Mourning

It’s taken me a little over a month to be able to put into words my feelings about my first half marathon. I knew going into it that it wasn’t going to be exactly as I had pictured, and who would want that anyway – to know exactly how something is going to turn out? No thanks.

But I had dreamed and envisioned my first half marathon so many times over the past year that I felt completely prepared (minus the hip pain that came on the week of the race, and the bronchitis that plagued me the entire month of December). I expected it to be the most magical adventure of my running life.

Weeds...

It’s no surprise that I’ve been avoiding – avoiding this blog, avoiding running, avoiding living a healthy lifestyle all together…if I’m being completely honest. Since the Princess Half Marathon I’ve only gone on one run and been to the gym twice. Healthy eating has been sporadic at best – a drastic difference from the previous nine months of training.

Like so many others my body likes, craves even, routine. And when routine is thrown out the window and replaced with heavy meals, sweet snacks, and less time in the gym than I’ve ever spent, well, it results in some pretty bad things…a 6 pound weight gain for one, and a herniated disk in my lower back for another.

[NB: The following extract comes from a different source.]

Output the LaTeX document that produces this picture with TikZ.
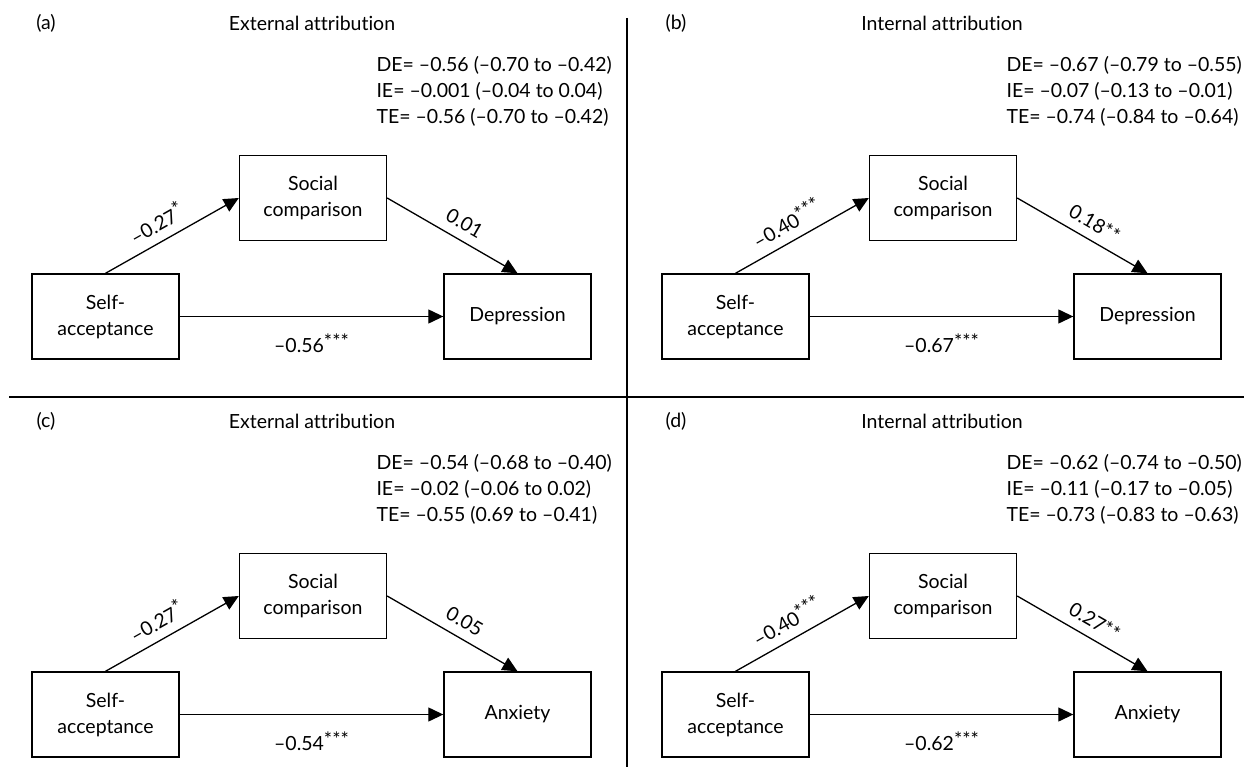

I had a sports massage last week and got to talking to my therapist about my experiences with the Princess Half Marathon. He suggested that perhaps I am in mourning. I had a vision of what that race would be like and what I would be like afterward – happy, exhilarated, and ready to take on another half marathon. Well, the result was completely the opposite.

Our greatest glory

Much of this is self-pity, I know. So many people would give anything to do what I did – go to Walt Disney World for a week, run a half marathon, and generally have a ball. I don’t take for granted those experiences. But I am willing to admit that it wasn’t the most magical experience (the race, anyway), and that it has somewhat tainted long distance running for me.

Will I run another half marathon in the future? I don’t know. Will I get back to running as a means to a healthier life, not a race medal? I hope so. What I know right now as I sit in the most agonizing pain from a bum low back is this: my mourning is over. The moment I woke up one morning only to find that I couldn’t walk from the pain was the moment I yearned to lace up my running shoes and head outside. “The grass is always greener” as they say.

You are capable

I will write a full race and vacation recap, but for now I’ll leave this here as a reminder to myself to not take your health or ability to do great thing (like finish a half marathon!) for granted.